● **Goal**
How many lines of the entries below include the word "this"? Answer with the number alone.
•••
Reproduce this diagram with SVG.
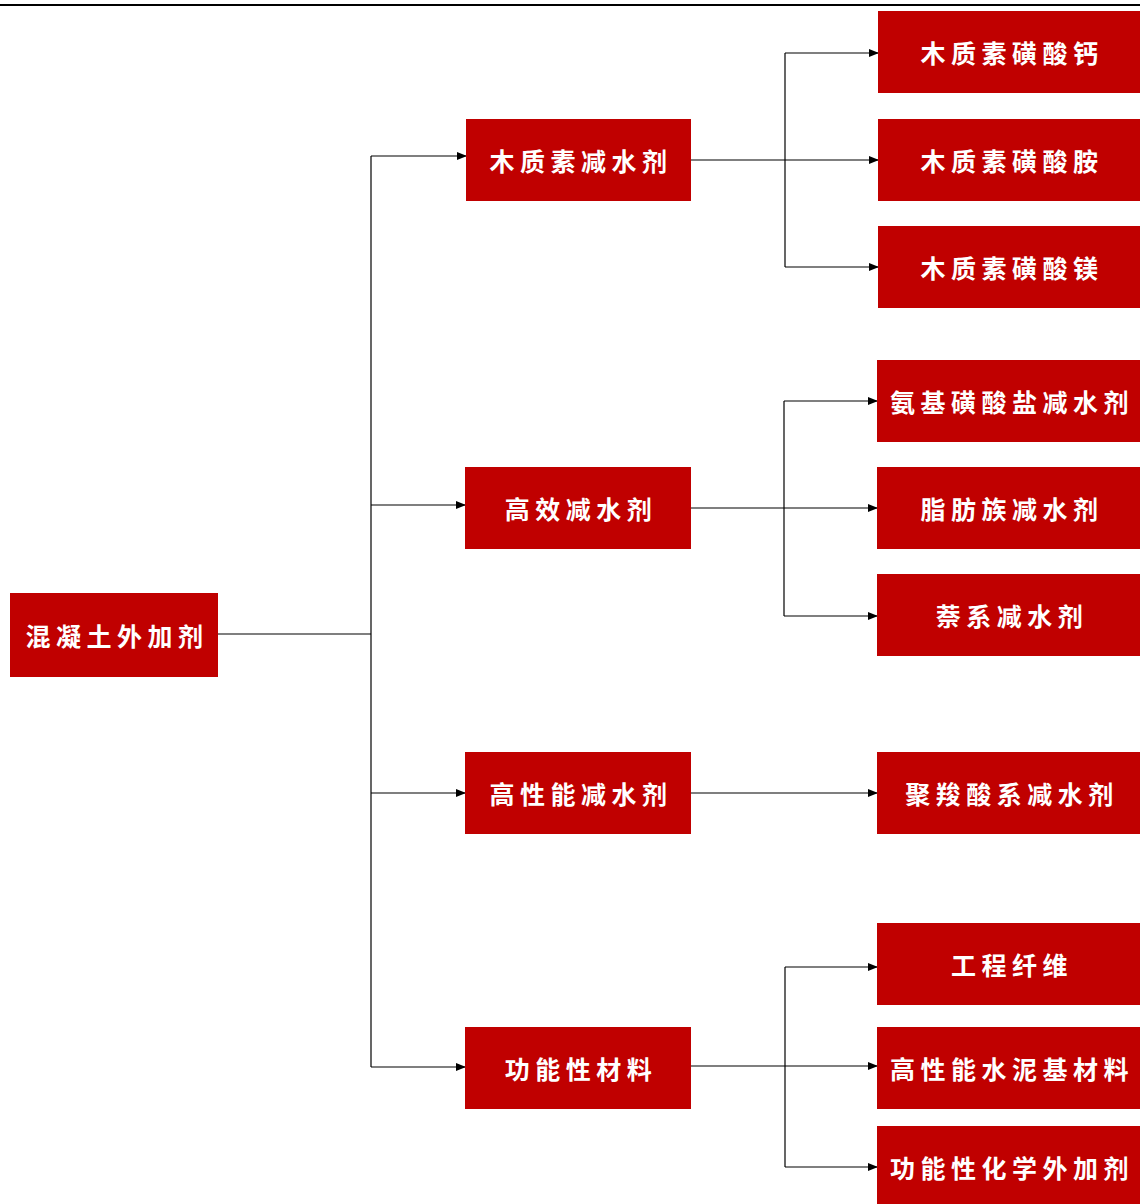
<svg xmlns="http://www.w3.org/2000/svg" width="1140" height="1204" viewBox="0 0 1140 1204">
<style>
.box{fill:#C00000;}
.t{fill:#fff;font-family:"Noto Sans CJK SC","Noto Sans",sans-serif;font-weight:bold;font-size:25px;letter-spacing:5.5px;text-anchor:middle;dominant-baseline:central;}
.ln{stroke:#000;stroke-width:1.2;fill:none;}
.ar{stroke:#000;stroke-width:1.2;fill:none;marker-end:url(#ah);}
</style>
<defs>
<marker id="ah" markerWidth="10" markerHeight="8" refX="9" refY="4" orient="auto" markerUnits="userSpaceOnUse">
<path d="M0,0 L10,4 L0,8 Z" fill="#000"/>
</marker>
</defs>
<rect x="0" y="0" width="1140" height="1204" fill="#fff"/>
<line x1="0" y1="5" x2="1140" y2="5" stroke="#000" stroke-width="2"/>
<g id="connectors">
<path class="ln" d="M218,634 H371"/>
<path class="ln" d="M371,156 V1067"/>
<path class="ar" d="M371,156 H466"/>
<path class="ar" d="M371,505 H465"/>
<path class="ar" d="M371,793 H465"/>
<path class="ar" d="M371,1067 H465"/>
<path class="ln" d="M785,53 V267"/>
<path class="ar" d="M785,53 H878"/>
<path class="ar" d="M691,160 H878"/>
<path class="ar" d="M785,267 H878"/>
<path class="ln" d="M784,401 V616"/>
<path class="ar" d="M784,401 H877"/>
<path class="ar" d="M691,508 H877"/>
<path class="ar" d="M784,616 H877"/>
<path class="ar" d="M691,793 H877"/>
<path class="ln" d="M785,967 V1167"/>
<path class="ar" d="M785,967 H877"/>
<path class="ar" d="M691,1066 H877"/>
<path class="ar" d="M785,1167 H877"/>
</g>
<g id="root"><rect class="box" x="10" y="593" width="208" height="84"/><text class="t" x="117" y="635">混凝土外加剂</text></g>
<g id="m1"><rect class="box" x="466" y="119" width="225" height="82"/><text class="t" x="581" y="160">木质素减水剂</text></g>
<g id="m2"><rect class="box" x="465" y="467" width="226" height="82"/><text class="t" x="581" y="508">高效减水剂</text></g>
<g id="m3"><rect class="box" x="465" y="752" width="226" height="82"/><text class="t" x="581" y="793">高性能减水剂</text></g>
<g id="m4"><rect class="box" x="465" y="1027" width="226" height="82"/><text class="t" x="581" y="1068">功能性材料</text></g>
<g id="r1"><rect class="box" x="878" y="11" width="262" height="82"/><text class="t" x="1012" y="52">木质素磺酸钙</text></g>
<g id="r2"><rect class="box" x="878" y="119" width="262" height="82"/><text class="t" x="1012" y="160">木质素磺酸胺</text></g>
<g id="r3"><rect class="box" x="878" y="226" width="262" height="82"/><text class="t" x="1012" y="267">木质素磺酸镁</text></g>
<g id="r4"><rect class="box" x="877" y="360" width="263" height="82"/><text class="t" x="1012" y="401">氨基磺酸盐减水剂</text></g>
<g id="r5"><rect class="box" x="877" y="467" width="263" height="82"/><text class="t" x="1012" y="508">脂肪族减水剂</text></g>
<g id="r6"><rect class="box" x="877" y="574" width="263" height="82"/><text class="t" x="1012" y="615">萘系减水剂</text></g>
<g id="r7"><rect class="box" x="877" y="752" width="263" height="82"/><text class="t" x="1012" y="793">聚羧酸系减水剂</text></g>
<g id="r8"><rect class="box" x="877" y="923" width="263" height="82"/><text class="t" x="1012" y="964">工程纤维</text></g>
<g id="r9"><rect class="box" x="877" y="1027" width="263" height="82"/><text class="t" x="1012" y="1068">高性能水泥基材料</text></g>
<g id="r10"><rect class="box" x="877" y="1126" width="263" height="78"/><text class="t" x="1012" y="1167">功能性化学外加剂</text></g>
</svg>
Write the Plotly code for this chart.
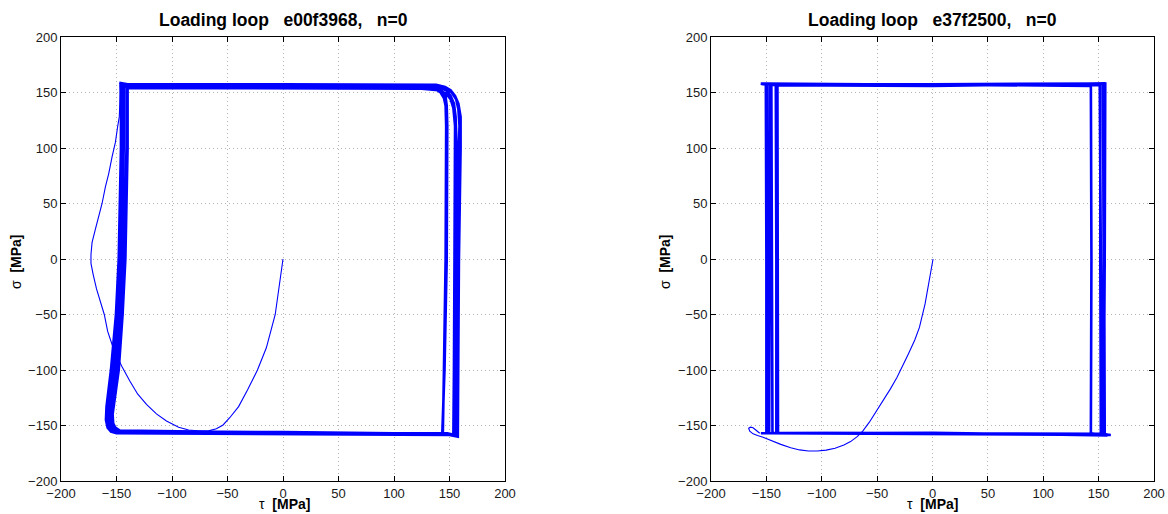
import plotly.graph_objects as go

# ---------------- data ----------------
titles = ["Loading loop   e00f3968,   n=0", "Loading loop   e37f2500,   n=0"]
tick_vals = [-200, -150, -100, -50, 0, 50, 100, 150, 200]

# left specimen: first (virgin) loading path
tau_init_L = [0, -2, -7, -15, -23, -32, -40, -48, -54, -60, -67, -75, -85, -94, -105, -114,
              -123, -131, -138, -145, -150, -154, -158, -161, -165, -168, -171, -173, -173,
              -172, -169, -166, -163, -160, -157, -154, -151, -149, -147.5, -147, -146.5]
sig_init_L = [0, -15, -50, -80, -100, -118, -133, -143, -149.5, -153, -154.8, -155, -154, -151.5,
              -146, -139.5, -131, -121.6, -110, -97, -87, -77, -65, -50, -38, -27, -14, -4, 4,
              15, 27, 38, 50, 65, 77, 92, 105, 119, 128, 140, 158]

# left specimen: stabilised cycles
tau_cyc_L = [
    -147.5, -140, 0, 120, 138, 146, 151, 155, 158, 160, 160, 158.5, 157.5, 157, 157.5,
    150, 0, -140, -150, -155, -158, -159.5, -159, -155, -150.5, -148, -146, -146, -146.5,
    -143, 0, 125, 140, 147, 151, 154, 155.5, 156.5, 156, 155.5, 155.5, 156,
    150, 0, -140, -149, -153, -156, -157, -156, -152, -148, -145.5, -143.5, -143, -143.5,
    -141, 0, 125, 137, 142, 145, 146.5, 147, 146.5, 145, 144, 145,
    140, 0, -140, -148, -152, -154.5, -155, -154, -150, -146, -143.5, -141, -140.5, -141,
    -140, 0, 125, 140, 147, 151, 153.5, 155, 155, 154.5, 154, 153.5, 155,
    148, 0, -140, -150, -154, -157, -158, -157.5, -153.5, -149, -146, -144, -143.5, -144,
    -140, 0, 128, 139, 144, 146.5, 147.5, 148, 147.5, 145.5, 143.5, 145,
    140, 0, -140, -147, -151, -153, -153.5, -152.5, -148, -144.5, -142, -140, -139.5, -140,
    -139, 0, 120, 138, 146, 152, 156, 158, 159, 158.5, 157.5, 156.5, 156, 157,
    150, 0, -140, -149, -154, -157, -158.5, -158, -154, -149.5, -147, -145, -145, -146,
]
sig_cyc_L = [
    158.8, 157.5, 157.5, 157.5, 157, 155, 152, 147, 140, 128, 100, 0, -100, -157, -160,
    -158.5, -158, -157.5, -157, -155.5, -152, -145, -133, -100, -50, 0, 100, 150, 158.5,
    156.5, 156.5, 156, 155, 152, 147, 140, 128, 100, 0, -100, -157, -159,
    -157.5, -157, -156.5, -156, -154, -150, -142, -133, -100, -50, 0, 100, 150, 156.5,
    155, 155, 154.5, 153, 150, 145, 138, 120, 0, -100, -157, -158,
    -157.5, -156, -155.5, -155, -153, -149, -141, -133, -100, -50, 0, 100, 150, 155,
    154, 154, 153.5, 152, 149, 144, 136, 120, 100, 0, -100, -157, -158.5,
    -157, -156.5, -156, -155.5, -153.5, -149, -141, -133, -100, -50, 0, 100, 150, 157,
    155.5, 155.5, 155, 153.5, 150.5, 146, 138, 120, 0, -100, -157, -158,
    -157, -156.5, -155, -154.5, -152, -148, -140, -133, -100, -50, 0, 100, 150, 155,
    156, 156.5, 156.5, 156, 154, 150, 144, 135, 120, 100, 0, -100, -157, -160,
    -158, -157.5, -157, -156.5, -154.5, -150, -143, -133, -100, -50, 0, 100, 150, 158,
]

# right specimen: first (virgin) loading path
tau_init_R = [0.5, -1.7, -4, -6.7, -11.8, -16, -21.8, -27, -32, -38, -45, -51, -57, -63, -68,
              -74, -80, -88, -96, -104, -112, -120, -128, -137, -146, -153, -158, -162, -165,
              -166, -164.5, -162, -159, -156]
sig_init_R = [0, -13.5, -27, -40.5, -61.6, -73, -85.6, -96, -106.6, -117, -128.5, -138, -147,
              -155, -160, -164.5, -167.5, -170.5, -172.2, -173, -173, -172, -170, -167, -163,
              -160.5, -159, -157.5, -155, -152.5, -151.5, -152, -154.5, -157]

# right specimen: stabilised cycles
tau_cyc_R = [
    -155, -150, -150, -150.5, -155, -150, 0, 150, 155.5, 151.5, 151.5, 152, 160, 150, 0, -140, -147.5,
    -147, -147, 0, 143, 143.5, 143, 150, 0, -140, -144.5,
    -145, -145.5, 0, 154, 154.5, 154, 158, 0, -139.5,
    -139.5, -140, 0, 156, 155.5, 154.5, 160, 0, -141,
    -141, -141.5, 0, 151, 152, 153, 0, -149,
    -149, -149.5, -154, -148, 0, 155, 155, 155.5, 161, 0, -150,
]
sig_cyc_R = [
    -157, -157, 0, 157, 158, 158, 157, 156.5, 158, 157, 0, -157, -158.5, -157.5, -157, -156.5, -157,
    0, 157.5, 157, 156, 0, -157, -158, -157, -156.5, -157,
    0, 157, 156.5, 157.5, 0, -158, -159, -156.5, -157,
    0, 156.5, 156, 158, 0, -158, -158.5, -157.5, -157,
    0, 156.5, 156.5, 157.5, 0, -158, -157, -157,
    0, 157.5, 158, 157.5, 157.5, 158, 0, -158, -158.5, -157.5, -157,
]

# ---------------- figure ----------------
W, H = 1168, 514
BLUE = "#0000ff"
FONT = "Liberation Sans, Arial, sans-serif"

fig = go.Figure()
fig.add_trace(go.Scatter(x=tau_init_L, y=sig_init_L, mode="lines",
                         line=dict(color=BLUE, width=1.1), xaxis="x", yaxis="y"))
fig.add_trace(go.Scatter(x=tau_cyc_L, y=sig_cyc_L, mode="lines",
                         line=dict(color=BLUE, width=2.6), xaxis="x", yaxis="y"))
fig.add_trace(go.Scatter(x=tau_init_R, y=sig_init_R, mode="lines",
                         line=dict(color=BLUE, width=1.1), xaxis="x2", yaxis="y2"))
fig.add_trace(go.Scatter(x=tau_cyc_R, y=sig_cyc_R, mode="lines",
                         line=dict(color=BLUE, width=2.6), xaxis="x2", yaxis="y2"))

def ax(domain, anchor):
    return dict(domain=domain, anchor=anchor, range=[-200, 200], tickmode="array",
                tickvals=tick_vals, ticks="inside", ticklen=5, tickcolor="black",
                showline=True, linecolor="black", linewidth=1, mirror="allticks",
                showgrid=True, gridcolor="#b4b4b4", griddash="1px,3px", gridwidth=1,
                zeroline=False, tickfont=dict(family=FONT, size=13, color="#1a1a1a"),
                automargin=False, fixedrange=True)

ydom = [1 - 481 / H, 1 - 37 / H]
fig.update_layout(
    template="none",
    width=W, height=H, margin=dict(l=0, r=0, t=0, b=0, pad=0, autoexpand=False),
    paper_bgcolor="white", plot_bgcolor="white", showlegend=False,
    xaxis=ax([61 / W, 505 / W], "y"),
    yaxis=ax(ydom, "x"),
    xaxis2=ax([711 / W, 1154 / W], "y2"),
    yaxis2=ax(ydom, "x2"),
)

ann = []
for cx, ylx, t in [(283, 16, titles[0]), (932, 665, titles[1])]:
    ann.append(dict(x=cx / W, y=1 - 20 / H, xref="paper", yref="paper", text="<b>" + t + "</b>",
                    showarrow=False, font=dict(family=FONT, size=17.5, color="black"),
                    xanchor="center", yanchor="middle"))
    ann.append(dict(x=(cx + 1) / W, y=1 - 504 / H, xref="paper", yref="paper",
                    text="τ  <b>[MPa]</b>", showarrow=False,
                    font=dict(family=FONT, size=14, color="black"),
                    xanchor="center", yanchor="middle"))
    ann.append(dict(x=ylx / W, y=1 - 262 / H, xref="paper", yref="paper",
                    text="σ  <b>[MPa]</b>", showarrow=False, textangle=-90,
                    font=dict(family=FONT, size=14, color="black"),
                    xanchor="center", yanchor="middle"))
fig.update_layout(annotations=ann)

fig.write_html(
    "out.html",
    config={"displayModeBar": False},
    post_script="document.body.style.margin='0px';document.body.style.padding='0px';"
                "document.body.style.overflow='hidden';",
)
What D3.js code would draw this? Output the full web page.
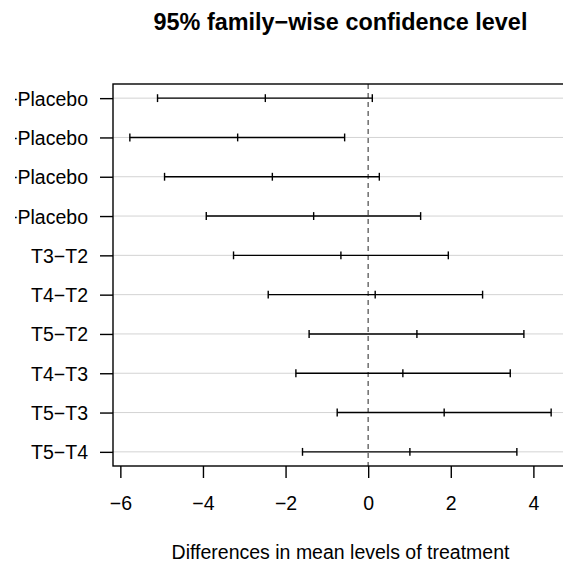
•••
● **Output below**
3